It is a strange room. No windows on the dark gray walls, and there are two park benches and a golden coin on a pedestal in the middle. The only way out is an orange door that leads to a yellow corridor. From there you go straight ahead, around two corners, and then you come to a new room with orange walls and two colored doors. You feel like you just walked through half a house. But the "player" has actually never left a predefined space of just a few square meters.
The reason for this is a clever software solution for virtual reality environments from the Technical University of Vienna. Virtual reality goggles and a tracking solution that captures a person`s movements have made it possible to explore virtual worlds for some time already. The problem is that all virtual reality solutions up until now have only been able to use the real space being portrayed. The illusion was over as soon as the user ran into a wall.

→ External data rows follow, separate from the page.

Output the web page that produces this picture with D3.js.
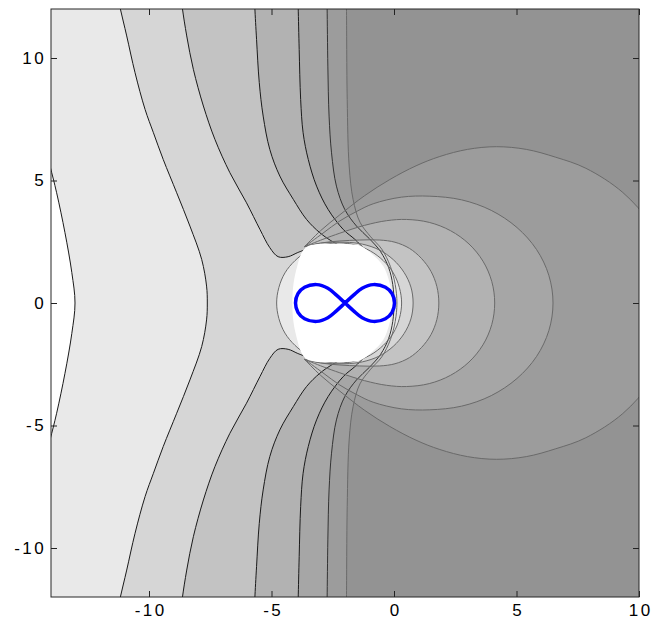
<!DOCTYPE html>
<html><head><meta charset="utf-8">
<script src="https://cdn.jsdelivr.net/npm/d3@7"></script>
<style>
html,body{margin:0;padding:0;background:#fff;}
svg{display:block;}
.tick text{font-family:"Liberation Sans",Arial,sans-serif;font-size:17px;letter-spacing:2.4px;fill:#000;}
</style></head>
<body>
<script>
// ---- data (upper halves; the picture is mirror-symmetric about y = 0) ----
const xTicks = [-10, -5, 0, 5, 10];
const yTicks = [-10, -5, 0, 5, 10];
const levelColors = ['#ffffff','#e9e9e9','#d6d6d6','#c3c3c3','#b2b2b2','#a6a6a6','#9c9c9c','#939393'];

// "vertical" contour family (top edge -> y=0)
const curveA = [[-14.3,6.6],[-14.04,5.59],[-13.77,4.50],[-13.43,2.87],[-13.15,1.24],[-13.02,0]];
const curveB = [[-11.3,12.6],[-11.18,12.05],[-10.91,10.9],[-10.57,9.4],[-10.16,7.9],[-9.82,6.95],[-9.42,5.86],[-8.87,4.5],[-8.33,3.14],[-7.85,1.78],[-7.65,0.69],[-7.62,0]];
const curveC = [[-8.7,12.6],[-8.64,12.05],[-8.46,10.9],[-8.19,9.54],[-7.78,8.04],[-7.31,6.68],[-6.70,5.32],[-6.02,4.09],[-5.47,3.0],[-5.07,2.26],[-4.73,1.89],[-4.32,1.89],[-3.95,2.05],[-3.7,2.15]];
const curveD = [[-5.70,12.6],[-5.68,12.05],[-5.61,10.76],[-5.50,9.0],[-5.34,7.63],[-5.07,6.27],[-4.66,5.18],[-4.11,4.23],[-3.57,3.41],[-3.03,2.87],[-2.6,2.56],[-2.25,2.36]];
const curveE = [[-3.92,12.6],[-3.91,12.05],[-3.87,10.35],[-3.81,8.31],[-3.71,6.95],[-3.50,5.86],[-3.16,4.77],[-2.69,3.82],[-2.07,3.0],[-1.6,2.6],[-1.25,2.25]];
const curveF = [[-2.74,12.6],[-2.73,12.05],[-2.70,9.67],[-2.65,7.63],[-2.55,6.13],[-2.35,4.77],[-2.01,3.82],[-1.53,3.14],[-1.0,2.62],[-0.55,2.1],[-0.22,1.45],[-0.05,0.75],[0.0,0]];
const curveG = [[-1.95,12.6],[-1.94,12.05],[-1.91,8.31],[-1.83,5.59],[-1.67,4.23],[-1.39,3.3],[-0.95,2.7],[-0.5,2.2],[-0.15,1.5],[0.05,0.75],[0.12,0]];

// "oval" contour family (from the meeting point near the disk, round to y=0)
const oval1 = [[-3.65,2.3],[-3.0,2.95],[-2.21,3.6],[-1.2,4.38],[-0.17,5.04],[0.9,5.6],[1.87,5.98],[3.0,6.27],[4.18,6.38],[5.4,6.27],[6.6,5.95],[7.83,5.5],[9.34,4.51],[10.5,3.19],[11.23,1.65],[11.48,0]];
const oval2 = [[-3.65,2.3],[-2.9,2.85],[-2.21,3.35],[-1.5,3.75],[-0.85,4.05],[0.3,4.32],[1.46,4.36],[2.76,4.21],[3.97,3.78],[5.02,3.08],[5.82,2.18],[6.32,1.13],[6.49,0]];
const oval3 = [[-3.65,2.3],[-2.9,2.6],[-2.21,2.85],[-1.2,3.17],[-0.3,3.36],[0.51,3.41],[1.44,3.29],[2.31,2.95],[3.06,2.41],[3.63,1.71],[3.99,0.88],[4.11,0]];
const oval4 = [[-3.65,2.3],[-2.9,2.46],[-2.21,2.53],[-1.4,2.57],[-0.58,2.57],[0.04,2.48],[0.63,2.23],[1.12,1.82],[1.51,1.29],[1.75,0.67],[1.83,0]];
const oval5 = [[-3.65,2.3],[-3.0,2.44],[-2.0,2.48],[-1.28,2.4],[-0.61,2.17],[-0.03,1.77],[0.41,1.25],[0.69,0.65],[0.78,0]];
const oval6 = [[-4.79,0],[-4.70,0.63],[-4.45,1.23],[-4.04,1.73],[-3.52,2.12],[-2.9,2.37],[-2.24,2.45],[-1.58,2.37],[-0.96,2.12],[-0.44,1.73],[-0.03,1.23],[0.22,0.63],[0.31,0]];

// white disk round the curve
const disk = [[-4.15,0],[-4.1,0.8],[-3.95,1.5],[-3.77,2.05],[-3.55,2.3],[-3.2,2.4],[-2.5,2.42],[-1.8,2.4],[-1.39,2.35],[-0.9,2.0],[-0.44,1.51],[-0.2,0.9],[-0.08,0.3],[-0.05,0]];

// figure-eight curve (blue), read point by point
const eight = [[0.02,0],[-0.08,0.38],[-0.35,0.64],[-0.85,0.75],[-1.3,0.6],[-1.65,0.32],[-2,0],[-2.35,-0.32],[-2.7,-0.6],[-3.15,-0.75],[-3.65,-0.64],[-3.92,-0.38],[-4.02,0],[-3.92,0.38],[-3.65,0.64],[-3.15,0.75],[-2.7,0.6],[-2.35,0.32],[-2,0],[-1.65,-0.32],[-1.3,-0.6],[-0.85,-0.75],[-0.35,-0.64],[-0.08,-0.38]];

// ---- drawing ----
const W = 652, H = 629;
const x = d3.scaleLinear([-14, 10], [51, 639]);
const y = d3.scaleLinear([-12, 12], [597, 9]);

const svg = d3.select('body').append('svg').attr('width', W).attr('height', H);
svg.append('defs').append('clipPath').attr('id','plot')
  .append('rect').attr('x',x(-14)).attr('y',y(12)).attr('width',x(10)-x(-14)).attr('height',y(-12)-y(12));

const g = svg.append('g').attr('clip-path','url(#plot)');
const smooth = d3.line().x(d=>x(d[0])).y(d=>y(d[1])).curve(d3.curveCatmullRom.alpha(0.5));
const smoothClosed = d3.line().x(d=>x(d[0])).y(d=>y(d[1])).curve(d3.curveCatmullRomClosed.alpha(0.5));
const mirror = pts => pts.map(p=>[p[0],-p[1]]);
// full symmetric path: upper (top->axis) then mirrored lower (axis->bottom)
const full = pts => { const lo = mirror(pts).reverse(); return pts.concat(lo[0][1]===0 ? lo.slice(1) : lo); };
const P = p => `${x(p[0])},${y(p[1])}`;
const cont = s => s.replace(/^M/,'L');

// background = darkest level
g.append('rect').attr('x',0).attr('y',0).attr('width',W).attr('height',H).attr('fill',levelColors[7]);

function leftRegion(pts, throughDisk){
  let d;
  if (throughDisk){
    const lo = mirror(pts).reverse();
    d = smooth(pts) + 'L' + P([-2.6,0]) + cont(smooth(lo));
  } else d = smooth(full(pts));
  return d + 'L' + P([-16,-14]) + 'L' + P([-16,14]) + 'Z';
}
function ovalRegion(pts){
  return smooth(full(pts)) + 'L' + P([-3.0,-1.2]) + 'L' + P([-2.8,0]) + 'L' + P([-3.0,1.2]) + 'Z';
}
const closedPts = pts => { const f = full(pts); f.pop(); return f; };

const vert = [
  {pts:curveG, disk:false, lvl:6, stroke:'#6a6a6a'},
  {pts:curveF, disk:false, lvl:5, stroke:'#333'},
  {pts:curveE, disk:true,  lvl:4, stroke:'#1a1a1a'},
  {pts:curveD, disk:true,  lvl:3, stroke:'#1a1a1a'},
  {pts:curveC, disk:true,  lvl:2, stroke:'#1a1a1a'},
  {pts:curveB, disk:false, lvl:1, stroke:'#1a1a1a'},
  {pts:curveA, disk:false, lvl:0, stroke:'#1a1a1a'}
];
const ovals = [
  {pts:oval1, lvl:6}, {pts:oval2, lvl:5}, {pts:oval3, lvl:4},
  {pts:oval4, lvl:3}, {pts:oval5, lvl:2}
];

// fill from darkest to lightest so every point keeps the lightest band covering it
for (let lvl = 6; lvl >= 0; lvl--){
  vert.filter(v=>v.lvl===lvl).forEach(v=>{
    g.append('path').attr('d', leftRegion(v.pts, v.disk)).attr('fill', levelColors[lvl]);
  });
  ovals.filter(o=>o.lvl===lvl).forEach(o=>{
    g.append('path').attr('d', ovalRegion(o.pts)).attr('fill', levelColors[lvl]);
  });
  if (lvl===1){
    g.append('path').attr('d', smoothClosed(closedPts(oval6))).attr('fill', levelColors[1]);
  }
}

// contour lines
vert.forEach(v=>{
  if (v.disk){
    g.append('path').attr('d', smooth(v.pts)).attr('fill','none').attr('stroke',v.stroke).attr('stroke-width',1);
    g.append('path').attr('d', smooth(mirror(v.pts))).attr('fill','none').attr('stroke',v.stroke).attr('stroke-width',1);
  } else {
    g.append('path').attr('d', smooth(full(v.pts))).attr('fill','none').attr('stroke',v.stroke).attr('stroke-width',1);
  }
});
ovals.forEach(o=>{
  g.append('path').attr('d', smooth(full(o.pts))).attr('fill','none').attr('stroke','#6a6a6a').attr('stroke-width',1);
});
g.append('path').attr('d', smoothClosed(closedPts(oval6))).attr('fill','none').attr('stroke','#6a6a6a').attr('stroke-width',1);

// white disk
g.append('path').attr('d', smoothClosed(closedPts(disk))).attr('fill','#fff');

// figure-eight
g.append('path').attr('d', smoothClosed(eight)).attr('fill','none').attr('stroke','#0000ff').attr('stroke-width',3.5).attr('stroke-linejoin','round');

// axes
const fmt = d => String(d);
const axB = svg.append('g').attr('transform',`translate(0,${y(-12)})`)
  .call(d3.axisBottom(x).tickValues(xTicks).tickSize(-6).tickSizeOuter(0).tickPadding(7).tickFormat(fmt));
const axL = svg.append('g').attr('transform',`translate(${x(-14)},0)`)
  .call(d3.axisLeft(y).tickValues(yTicks).tickSize(-6).tickSizeOuter(0).tickPadding(5).tickFormat(fmt));
const axT = svg.append('g').attr('transform',`translate(0,${y(12)})`)
  .call(d3.axisTop(x).tickValues(xTicks).tickSize(-6).tickSizeOuter(0).tickFormat(''));
const axR = svg.append('g').attr('transform',`translate(${x(10)},0)`)
  .call(d3.axisRight(y).tickValues(yTicks).tickSize(-6).tickSizeOuter(0).tickFormat(''));
[axB,axL,axT,axR].forEach(a=>{ a.select('.domain').remove(); a.selectAll('.tick line').attr('stroke','#222'); });
axB.selectAll('.tick text').attr('dx','1.2px');
svg.append('rect').attr('x',x(-14)).attr('y',y(12)).attr('width',x(10)-x(-14)).attr('height',y(-12)-y(12))
  .attr('fill','none').attr('stroke','#262626').attr('stroke-width',1);
</script>
</body></html>
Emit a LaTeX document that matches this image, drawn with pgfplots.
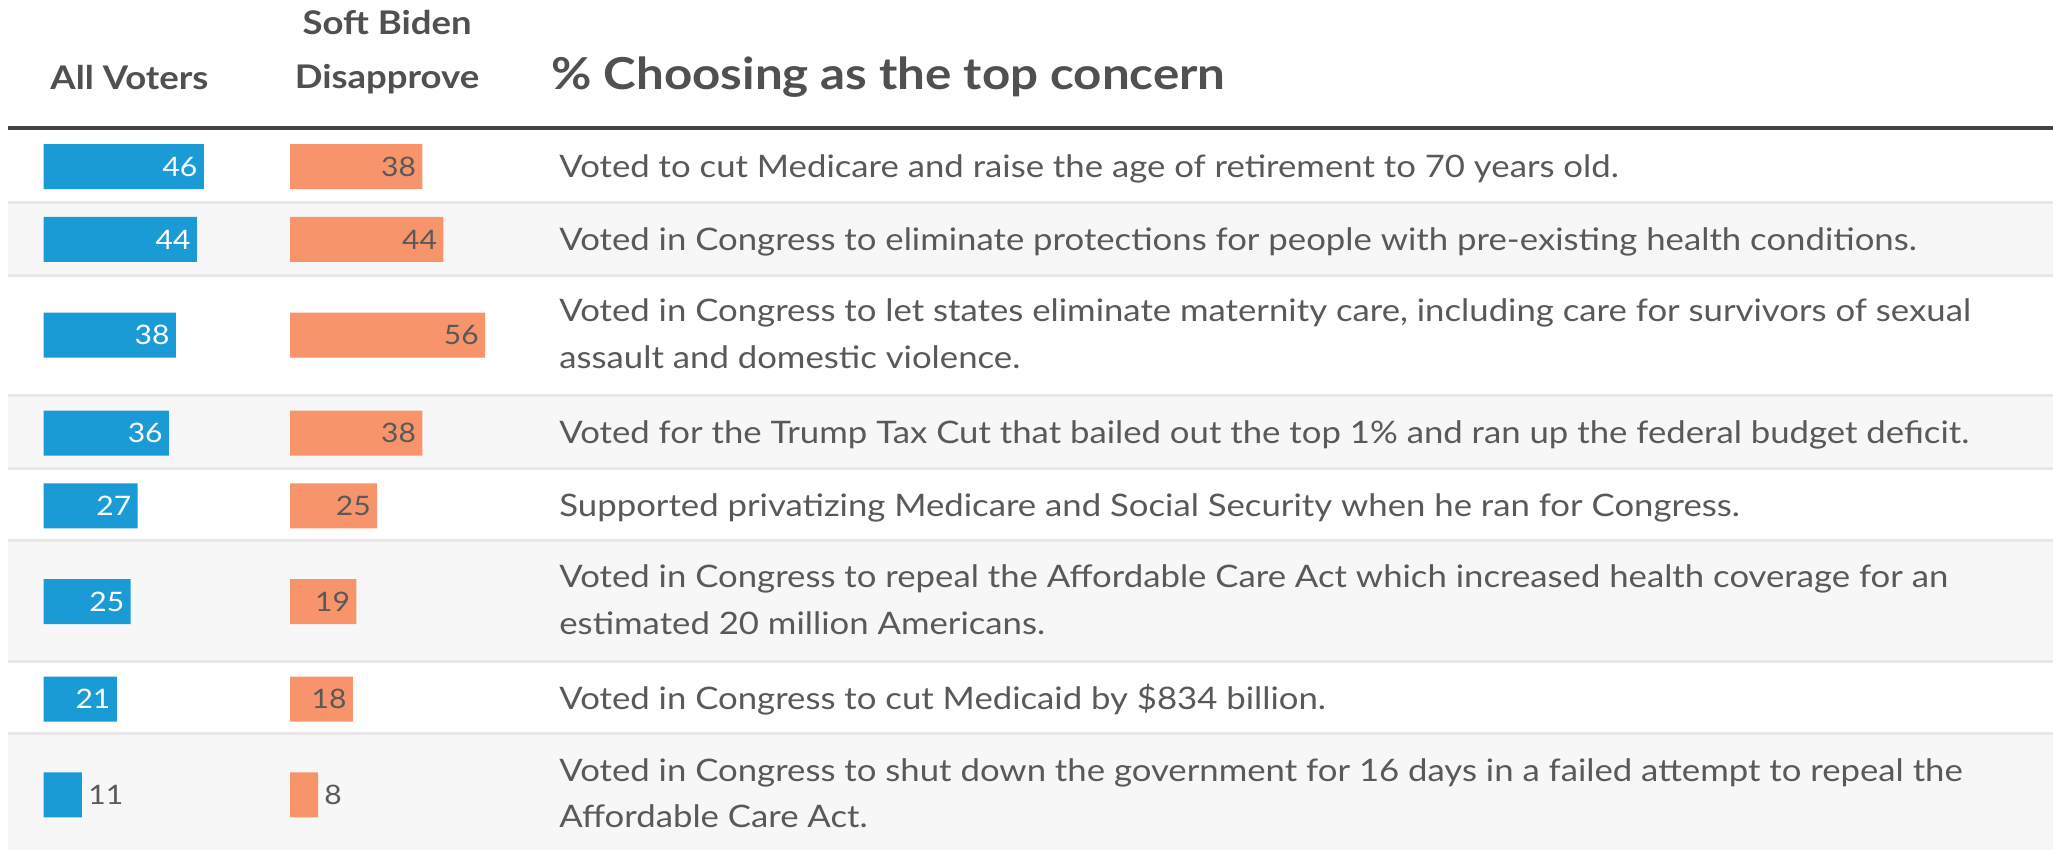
\documentclass[border=0pt]{standalone}
\usepackage{pgfplots}
\pgfplotsset{compat=1.18}
\usepackage{pgfplotstable}
\usepackage{fontspec}
\setmainfont{Lato}[FakeStretch=1.12]
\definecolor{barblue}{HTML}{1A9BD6}
\definecolor{barorange}{HTML}{F8946B}
\definecolor{txtgrey}{HTML}{595959}
\definecolor{hdrgrey}{HTML}{505050}
\definecolor{rowgrey}{HTML}{F7F7F7}
\definecolor{sepgrey}{HTML}{E8E8E8}
\definecolor{rulegrey}{HTML}{444444}

% y = row centre in pixels, v = percent, dx = label offset (negative: inside the bar)
\pgfplotstableread{
y v dx
166.7 46 -6
239.5 44 -6
335.2 38 -6
433.2 36 -6
505.8 27 -6
601.5 25 -6
699.2 21 -6
794.8 11 6
}\allvoters

\pgfplotstableread{
y v dx
166.7 38 -6
239.5 44 -6
335.2 56 -6
433.2 38 -6
505.8 25 -6
601.5 19 -6
699.2 18 -6
794.8 8 6
}\softbiden

\pgfplotsset{rowbars/.style={
  x=1.74pt, y=0.5pt, y dir=reverse, ymin=0, ymax=850,
  hide axis, clip=false, xbar, bar width=45,
  at={(0,0)}, anchor=south west,
  /pgf/number format/assume math mode=true,
  nodes near coords,
  visualization depends on={\thisrow{dx} \as \mydx},
  nodes near coords style={
    /utils/exec={\ifdim\mydx pt>0pt\def\myanc{west}\def\mytc{txtgrey}\else\def\myanc{east}\def\mytc{\inclr}\fi},
    anchor=\myanc, xshift=\mydx*0.5pt, text=\mytc,
    inner sep=0pt, font=\fontsize{13.4}{15}\selectfont},
}}

\newcommand{\bodyfont}{\fontsize{15.5}{18}\selectfont}
\newcommand{\hdrfont}{\fontsize{16.3}{19}\selectfont\bfseries}

\begin{document}
\begin{tikzpicture}
\begin{scope}[x=0.5pt,y=-0.5pt,shift={(0pt,425pt)}]
\useasboundingbox (0,0) rectangle (2053,850);
\fill[white] (0,0) rectangle (2053,850);
\fill[rowgrey] (8,202.7) rectangle (2053,275.7);
\fill[rowgrey] (8,396) rectangle (2053,468.3);
\fill[rowgrey] (8,540.7) rectangle (2053,661.7);
\fill[rowgrey] (8,734) rectangle (2053,850);
\foreach \yy in {202.7,275.7,396,468.3,540.7,661.7,734}
  \draw[sepgrey, line width=1.5pt] (8,\yy) -- (2053,\yy);
\draw[rulegrey, line width=2pt] (8,128) -- (2053,128);
% headers
\node[anchor=base west, inner sep=0pt, text=hdrgrey, font=\hdrfont] at (50,89.3) {All Voters};
\node[anchor=base, inner sep=0pt, text=hdrgrey, font=\hdrfont] at (387,35) {Soft Biden};
\node[anchor=base, inner sep=0pt, text=hdrgrey, font=\hdrfont] at (387,88.5) {Disapprove};
\node[anchor=base west, inner sep=0pt, text=hdrgrey, font=\fontsize{22}{26}\selectfont\bfseries] at (551,90) {\% Choosing as the top concern};
% row labels
\begin{scope}[every node/.style={anchor=base west, inner sep=0pt, text=txtgrey, font=\bodyfont}]
\node at (559,177.5) {Voted to cut Medicare and raise the age of retirement to 70 years old.};
\node at (559,250.3) {Voted in Congress to eliminate protections for people with pre-existing health conditions.};
\node at (559,321.7) {Voted in Congress to let states eliminate maternity care, including care for survivors of sexual};
\node at (559,368.3) {assault and domestic violence.};
\node at (559,444.0) {Voted for the Trump Tax Cut that bailed out the top 1\% and ran up the federal budget deficit.};
\node at (559,516.6) {Supported privatizing Medicare and Social Security when he ran for Congress.};
\node at (559,588.0) {Voted in Congress to repeal the Affordable Care Act which increased health coverage for an};
\node at (559,634.6) {estimated 20 million Americans.};
\node at (559,710.0) {Voted in Congress to cut Medicaid by \$834 billion.};
\node at (559,781.3) {Voted in Congress to shut down the government for 16 days in a failed attempt to repeal the};
\node at (559,827.9) {Affordable Care Act.};
\end{scope}
\end{scope}

\def\inclr{white}
\begin{axis}[rowbars, xmin=-12.557, xmax=577.38]
\addplot[xbar, fill=barblue, draw=none] table[x=v, y=y] {\allvoters};
\end{axis}
\def\inclr{txtgrey}
\begin{axis}[rowbars, xmin=-83.39, xmax=506.55]
\addplot[xbar, fill=barorange, draw=none] table[x=v, y=y] {\softbiden};
\end{axis}
\end{tikzpicture}
\end{document}
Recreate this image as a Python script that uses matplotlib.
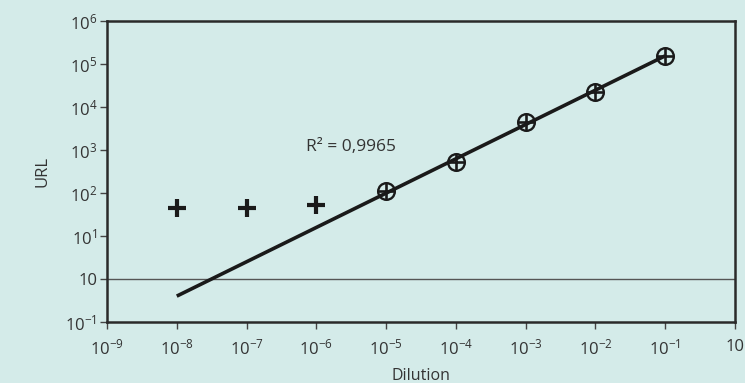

Holo-Deck 1.0, which was developed in collaboration with the Southern California Institute for Creative Technologies, is designed to solve this problem in an elegant manner. While the user walks through the virtual 3D world, the location of the next room is calculated automatically – and in a way that fits within the physical space that is available. The next room is generated and overlaps the existing room without the user knowing it. When the user selects a door, he is led to the "new room" through a corridor.
According to Hannes Kaufmann, the project director, the test candidate does not notice this overlapping, because he has to walk down a long corridor with multiple turns to get to the next room. "When we are concentrating on objects, we do not notice small changes that take place outside our field of view in the room," Kaufmann explained. By playing with perception in this way, the user can be led through an endless labyrinth of different rooms. According to Kaufmann, the potential uses are nearly limitless and range from virtual museum visits all the way to exploring varied virtual worlds in the video games of the future.
Kaufmann`s team uses the Oculus Rift, VR goggles from a US manufacturer, for Holo-Deck 1.0. They generated a great deal of interest in the media last year, as they offer a considerably larger field of view than other goggles and prevent the user from seeing anything other than the simulation. Many were also attracted by the low price of USD 300 for the developer version. The finished Oculus Rift is to cost even less, and will have corrected some of its teething problems like the relatively low resolution (1280 x 800 pixels, 640 x 800 for each eye).
However, the Oculus Rift can only detect head movements. The movements of the body are tracked with multiple cameras. And this is still a bottleneck of sorts. As the cameras only record images at a rate of 50 or 60 images a second, there is a slight delay between the actual movement and its depiction in the simulation. This can rapidly cause nausea or eye pain, as some tests have shown. Hannes Kaufmann`s team is working on improving the method, however.
The rudimentary scenario will soon be expanded. In addition to doors, there will also be an elevator. The user will step onto a platform that simulates the typical noise and movements of an elevator, and a small fan will provide the "wind" from the movement. This will add an additional dimension and another game element to the world. Many things that would help the user orient himself are missing, in part on purpose. According to Khrystyna Vasylevska, a member of the research team, it would make little difference for the majority of users if windows were included, for example.
Outdoor landscapes are also planned for the future. Here, however, there could be cues in the form of clouds or the sun that could reveal the impossible geometric structures used by the developers. But they are not worried about that. "That`s the nice thing about simulations. You can hide such cues," Vasylevska said, laughing.